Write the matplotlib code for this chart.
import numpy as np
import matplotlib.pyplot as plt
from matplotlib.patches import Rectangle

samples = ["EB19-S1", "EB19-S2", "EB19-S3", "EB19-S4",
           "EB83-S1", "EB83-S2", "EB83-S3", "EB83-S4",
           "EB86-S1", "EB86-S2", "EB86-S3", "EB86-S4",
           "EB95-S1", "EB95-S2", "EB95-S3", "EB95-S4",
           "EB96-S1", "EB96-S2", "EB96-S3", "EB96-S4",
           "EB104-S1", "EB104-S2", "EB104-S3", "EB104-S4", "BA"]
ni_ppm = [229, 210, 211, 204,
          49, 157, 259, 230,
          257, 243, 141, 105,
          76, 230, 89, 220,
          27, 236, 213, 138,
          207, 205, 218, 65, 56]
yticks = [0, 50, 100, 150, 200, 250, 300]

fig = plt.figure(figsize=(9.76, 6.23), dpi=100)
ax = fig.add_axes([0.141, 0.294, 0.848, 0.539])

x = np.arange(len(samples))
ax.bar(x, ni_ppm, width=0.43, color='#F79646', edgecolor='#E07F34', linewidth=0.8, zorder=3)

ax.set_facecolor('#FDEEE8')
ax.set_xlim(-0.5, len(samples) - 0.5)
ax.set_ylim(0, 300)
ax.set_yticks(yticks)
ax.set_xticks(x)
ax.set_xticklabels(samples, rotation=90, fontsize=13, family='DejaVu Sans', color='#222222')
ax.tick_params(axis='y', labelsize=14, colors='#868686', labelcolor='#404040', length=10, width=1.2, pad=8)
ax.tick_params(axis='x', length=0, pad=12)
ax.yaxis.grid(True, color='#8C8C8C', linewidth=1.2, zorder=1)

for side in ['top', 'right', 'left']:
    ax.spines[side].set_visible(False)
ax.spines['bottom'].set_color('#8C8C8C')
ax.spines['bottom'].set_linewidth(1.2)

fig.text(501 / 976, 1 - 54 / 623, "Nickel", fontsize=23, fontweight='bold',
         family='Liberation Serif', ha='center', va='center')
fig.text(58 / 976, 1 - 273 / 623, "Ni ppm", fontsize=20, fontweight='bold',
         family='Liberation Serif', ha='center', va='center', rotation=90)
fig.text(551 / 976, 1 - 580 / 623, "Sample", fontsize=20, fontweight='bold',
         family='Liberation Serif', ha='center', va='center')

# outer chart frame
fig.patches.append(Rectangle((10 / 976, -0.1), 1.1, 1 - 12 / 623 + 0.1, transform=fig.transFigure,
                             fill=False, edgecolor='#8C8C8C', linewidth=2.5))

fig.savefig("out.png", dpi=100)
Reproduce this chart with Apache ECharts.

■ TO BE DONE
Return, please, the lines of the data from the first through the line containing "edgecolor='#E07F34', linewidth=0.8, zorder=3)", both kept, exactly as they stand and nothing more.

■ SOLUTION FOR THIS PROBLEM
Write the matplotlib code for this chart.
import numpy as np
import matplotlib.pyplot as plt
from matplotlib.patches import Rectangle

samples = ["EB19-S1", "EB19-S2", "EB19-S3", "EB19-S4",
           "EB83-S1", "EB83-S2", "EB83-S3", "EB83-S4",
           "EB86-S1", "EB86-S2", "EB86-S3", "EB86-S4",
           "EB95-S1", "EB95-S2", "EB95-S3", "EB95-S4",
           "EB96-S1", "EB96-S2", "EB96-S3", "EB96-S4",
           "EB104-S1", "EB104-S2", "EB104-S3", "EB104-S4", "BA"]
ni_ppm = [229, 210, 211, 204,
          49, 157, 259, 230,
          257, 243, 141, 105,
          76, 230, 89, 220,
          27, 236, 213, 138,
          207, 205, 218, 65, 56]
yticks = [0, 50, 100, 150, 200, 250, 300]

fig = plt.figure(figsize=(9.76, 6.23), dpi=100)
ax = fig.add_axes([0.141, 0.294, 0.848, 0.539])

x = np.arange(len(samples))
ax.bar(x, ni_ppm, width=0.43, color='#F79646', edgecolor='#E07F34', linewidth=0.8, zorder=3)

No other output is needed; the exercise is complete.